* BEGIN MATERIAL PROVIDED *
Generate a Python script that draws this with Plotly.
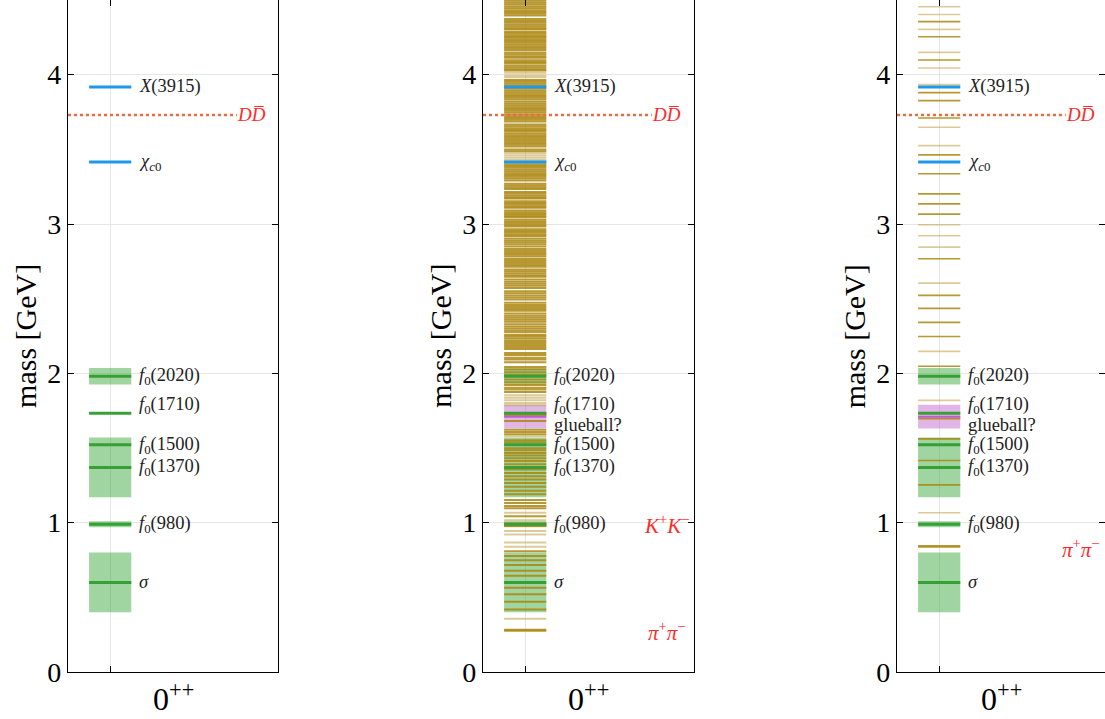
import plotly.graph_objects as go

# ---------------- data ----------------
# PDG scalar resonances (same in every panel)
res_labels = ["<i>σ</i>", "<i>f</i><sub>0</sub>(980)", "<i>f</i><sub>0</sub>(1370)",
              "<i>f</i><sub>0</sub>(1500)", "<i>f</i><sub>0</sub>(1710)", "<i>f</i><sub>0</sub>(2020)"]
res_mass = [0.60, 0.99, 1.37, 1.522, 1.733, 1.98]
res_halfwidth = [0.20, 0.02, 0.20, 0.025, 0.0, 0.055]
res_label_y = [0.60, 0.99, 1.37, 1.52, 1.785, 1.98]

charm_labels = ["<i>χ</i><sub><i>c</i>0</sub>", "<i>X</i>(3915)"]
charm_mass = [3.415, 3.918]

glueball_mass = 1.71
glueball_halfwidth = 0.08
glueball_label_y = 1.655

dd_threshold = 3.73

# two-particle thresholds shown per panel (label, mass)
thresholds = [
    [],
    [("<i>K</i><sup>+</sup><i>K</i><sup>−</sup>", 0.985), ("<i>π</i><sup>+</sup><i>π</i><sup>−</sup>", 0.27)],
    [("<i>π</i><sup>+</sup><i>π</i><sup>−</sup>", 0.83)],
]

# panel 2 energy levels
levels2_dark = [
    4.495, 4.482, 4.470, 4.457, 4.445, 4.432, 4.420, 4.408, 4.396,
    4.372, 4.360, 4.347, 4.335, 4.322, 4.310, 4.302,
    4.286, 4.274, 4.262, 4.252,
    4.238, 4.226, 4.214, 4.202, 4.190, 4.178, 4.166,
    4.148, 4.136, 4.124, 4.113,
    4.097, 4.085, 4.074,
    4.060, 4.048, 4.036, 4.028,
    3.965, 3.953, 3.941, 3.929, 3.917, 3.905, 3.893, 3.881, 3.869, 3.857, 3.845, 3.834,
    3.818, 3.806, 3.794, 3.782, 3.770, 3.758, 3.746, 3.734, 3.722, 3.710, 3.698, 3.686,
    3.666, 3.654, 3.642, 3.630, 3.620,
    3.606, 3.594, 3.582, 3.570,
    3.555, 3.543, 3.531, 3.519,
    3.499, 3.487, 3.415, 3.400, 3.388, 3.376, 3.364,
    3.352, 3.340, 3.328, 3.316, 3.304, 3.292,
    3.270, 3.258, 3.246, 3.234,
    3.214, 3.202, 3.190, 3.178, 3.170,
    3.153, 3.141, 3.129, 3.117, 3.108,
    3.091, 3.079, 3.067, 3.055, 3.047,
    3.030, 3.018, 3.006, 2.994, 2.983,
    2.965, 2.953, 2.941, 2.929, 2.920,
    2.903, 2.890, 2.877, 2.864, 2.850,
    2.832, 2.819, 2.806, 2.794, 2.783,
    2.765, 2.752, 2.739, 2.726, 2.714,
    2.696, 2.683, 2.670, 2.657, 2.646,
    2.628, 2.614, 2.600, 2.586, 2.572,
    2.550, 2.536, 2.522, 2.508, 2.494,
    2.472, 2.458, 2.444, 2.430, 2.419,
    2.400, 2.386, 2.372, 2.358, 2.346,
    2.328, 2.314, 2.300, 2.287, 2.275,
    2.257, 2.245, 2.232,
    2.216, 2.203, 2.190, 2.176, 2.163, 2.136, 2.122, 2.105, 2.092, 2.074,
    2.042, 2.025, 2.007, 1.989, 1.958, 1.940, 1.922, 1.904, 1.891, 1.875,
    1.734, 1.721, 1.681, 1.623, 1.607, 1.592,
    1.552, 1.538, 1.498, 1.485, 1.467, 1.449, 1.431, 1.413, 1.391,
    1.356, 1.333, 1.311, 1.289, 1.266, 1.240, 1.213, 1.191,
    1.151, 1.132, 1.112, 1.097, 1.043, 0.995, 0.985, 0.977,
    0.809, 0.776, 0.749, 0.716, 0.678, 0.644, 0.564, 0.520, 0.470, 0.419,
    0.283, 0.276,
]
levels2_light = [
    4.244, 4.012, 3.995, 3.982, 3.473, 3.458, 3.443, 3.428,
    1.853, 1.837, 1.819, 1.801, 1.786, 1.579,
    1.066, 1.017, 0.945, 0.921, 0.868, 0.838, 0.357,
]

# panel 3 energy levels
levels3_dark = [
    4.355, 4.254, 4.098, 3.880, 3.826, 3.710, 3.463, 3.336, 3.202, 3.135, 3.066,
    2.767, 2.522, 2.435, 2.341, 2.247, 2.047, 1.697, 1.561, 1.416, 1.253, 0.845, 0.838,
]
levels3_light = [
    4.455, 4.403, 4.303, 4.149, 4.045, 3.933, 3.648, 3.525, 2.995, 2.921, 2.845,
    2.604, 2.147, 1.819, 1.066,
]

panel_levels = [([], []), (levels2_dark, levels2_light), (levels3_dark, levels3_light)]
panel_glueball = [False, True, True]

channel_title = "0<sup>++</sup>"

# ---------------- styling ----------------
W, H = 1105, 719
domains_px = [(68, 278), (483, 694), (897, 1105)]
FONT = "Liberation Serif"
GREEN = "#35a035"
GREEN_BAND = "rgba(44,160,44,0.45)"
BLUE = "#1f98e8"
GOLD_DARK = "rgba(170,134,14,0.85)"
GOLD_LIGHT = "rgba(190,160,70,0.55)"
PINK_BAND = "rgba(196,110,208,0.5)"
MAGENTA = "#c25ccc"
DD_COLOR = "#ef6a40"
RED = "#ff2a2a"
LABEL_SIZE = 18.5

X0, X1 = 0.5, 1.5
LABEL_X = 1.65
THR_X = 4.35

fig = go.Figure()
annotations = []


def seg_xy(values):
    xs, ys = [], []
    for v in values:
        xs += [X0, X1, None]
        ys += [v, v, None]
    return xs, ys


def band_xy(centers, halfwidths):
    xs, ys = [], []
    for c, hw in zip(centers, halfwidths):
        if hw <= 0:
            continue
        xs += [X0, X1, X1, X0, X0, None]
        ys += [c - hw, c - hw, c + hw, c + hw, c - hw, None]
    return xs, ys


for i in range(3):
    n = "" if i == 0 else str(i + 1)
    xa, ya = "x" + n, "y" + n
    pw = domains_px[i][1] - domains_px[i][0]
    xmax = 5 * pw / 211

    # resonance bands
    bx, by = band_xy(res_mass, res_halfwidth)
    fig.add_trace(go.Scatter(x=bx, y=by, fill="toself", fillcolor=GREEN_BAND, mode="none",
                             xaxis=xa, yaxis=ya, showlegend=False, hoverinfo="skip"))
    if panel_glueball[i]:
        gx, gy = band_xy([glueball_mass], [glueball_halfwidth])
        fig.add_trace(go.Scatter(x=gx, y=gy, fill="toself", fillcolor=PINK_BAND, mode="none",
                                 xaxis=xa, yaxis=ya, showlegend=False, hoverinfo="skip"))

    dark, light = panel_levels[i]
    lw = 2.0 if i == 1 else 1.6
    if light:
        lx, ly = seg_xy(light)
        fig.add_trace(go.Scatter(x=lx, y=ly, mode="lines", line=dict(color=GOLD_LIGHT, width=lw),
                                 xaxis=xa, yaxis=ya, showlegend=False, hoverinfo="skip"))
    if dark:
        dx, dy = seg_xy(dark)
        fig.add_trace(go.Scatter(x=dx, y=dy, mode="lines", line=dict(color=GOLD_DARK, width=lw),
                                 xaxis=xa, yaxis=ya, showlegend=False, hoverinfo="skip"))

    if panel_glueball[i]:
        mx, my = seg_xy([glueball_mass])
        fig.add_trace(go.Scatter(x=mx, y=my, mode="lines", line=dict(color=MAGENTA, width=2),
                                 xaxis=xa, yaxis=ya, showlegend=False, hoverinfo="skip"))

    rx, ry = seg_xy(res_mass)
    fig.add_trace(go.Scatter(x=rx, y=ry, mode="lines", line=dict(color=GREEN, width=3),
                             xaxis=xa, yaxis=ya, showlegend=False, hoverinfo="skip"))
    cx, cy = seg_xy(charm_mass)
    fig.add_trace(go.Scatter(x=cx, y=cy, mode="lines", line=dict(color=BLUE, width=3),
                             xaxis=xa, yaxis=ya, showlegend=False, hoverinfo="skip"))

    # DD threshold
    fig.add_trace(go.Scatter(x=[0, 4.0], y=[dd_threshold, dd_threshold], mode="lines",
                             line=dict(color=DD_COLOR, width=2.5, dash="dot"),
                             xaxis=xa, yaxis=ya, showlegend=False, hoverinfo="skip"))

    # labels
    for lab, yv in zip(res_labels, res_label_y):
        annotations.append(dict(x=LABEL_X, y=yv, xref=xa, yref=ya, text=lab, showarrow=False,
                                xanchor="left", yanchor="middle", borderpad=0,
                                font=dict(family=FONT, size=LABEL_SIZE, color="#222")))
    for lab, yv in zip(charm_labels, charm_mass):
        annotations.append(dict(x=LABEL_X, y=yv, xref=xa, yref=ya, text=lab, showarrow=False,
                                xanchor="left", yanchor="middle", borderpad=0,
                                font=dict(family=FONT, size=LABEL_SIZE, color="#222")))
    if panel_glueball[i]:
        annotations.append(dict(x=LABEL_X, y=glueball_label_y, xref=xa, yref=ya, text="glueball?",
                                showarrow=False, xanchor="left", yanchor="middle", borderpad=0,
                                font=dict(family=FONT, size=LABEL_SIZE, color="#222")))
    annotations.append(dict(x=THR_X, y=dd_threshold, xref=xa, yref=ya,
                            text="<i>D</i><i>D̅</i>", showarrow=False, xanchor="center",
                            yanchor="middle", font=dict(family=FONT, size=19, color=RED)))
    for lab, yv in thresholds[i]:
        annotations.append(dict(x=THR_X, y=yv, xref=xa, yref=ya, text=lab, showarrow=False,
                                xanchor="center", yanchor="middle",
                                font=dict(family=FONT, size=21, color=RED)))
    # y title
    annotations.append(dict(x=-0.205, y=0.5, xref=xa + " domain", yref="paper",
                            text="mass [GeV]", textangle=-90, showarrow=False,
                            xanchor="center", yanchor="middle",
                            font=dict(family=FONT, size=30, color="black")))
    # x title (channel) centred under the panel
    annotations.append(dict(x=0.5, y=0, xref=xa + " domain", yref="paper", yshift=-25,
                            text=channel_title, showarrow=False,
                            xanchor="center", yanchor="middle",
                            font=dict(family=FONT, size=32, color="black")))

    axis_common = dict(showline=True, linecolor="black", linewidth=1.2, mirror="allticks",
                       ticks="inside", ticklen=6, tickcolor="black", showgrid=True,
                       gridcolor="#e6e6e6", gridwidth=1, zeroline=False)
    fig.update_layout(**{
        "xaxis" + n: dict(domain=[domains_px[i][0] / W, domains_px[i][1] / W],
                          range=[0, xmax], tickvals=[1], ticktext=[""],
                          anchor=ya, fixedrange=True, **axis_common),
        "yaxis" + n: dict(domain=[0, 1], range=[0, 4.5], tickvals=[0, 1, 2, 3, 4],
                          tickfont=dict(family=FONT, size=28, color="black"),
                          anchor=xa, fixedrange=True, **axis_common),
    })

fig.update_layout(width=W, height=H, margin=dict(l=0, r=0, t=0, b=47),
                  paper_bgcolor="white", plot_bgcolor="white",
                  annotations=annotations, showlegend=False)

fig.write_html("out.html", config={"displayModeBar": False},
               post_script="document.body.style.margin='0';document.body.style.overflow='hidden';")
* END MATERIAL PROVIDED *
### [AIM OF THE EXERCISE]
Without the pictures, return the listing above from its first line through the line that has "charm_mass = [3.415, 3.918]".

### [RESULT]
Generate a Python script that draws this with Plotly.
import plotly.graph_objects as go

# ---------------- data ----------------
# PDG scalar resonances (same in every panel)
res_labels = ["<i>σ</i>", "<i>f</i><sub>0</sub>(980)", "<i>f</i><sub>0</sub>(1370)",
              "<i>f</i><sub>0</sub>(1500)", "<i>f</i><sub>0</sub>(1710)", "<i>f</i><sub>0</sub>(2020)"]
res_mass = [0.60, 0.99, 1.37, 1.522, 1.733, 1.98]
res_halfwidth = [0.20, 0.02, 0.20, 0.025, 0.0, 0.055]
res_label_y = [0.60, 0.99, 1.37, 1.52, 1.785, 1.98]

charm_labels = ["<i>χ</i><sub><i>c</i>0</sub>", "<i>X</i>(3915)"]
charm_mass = [3.415, 3.918]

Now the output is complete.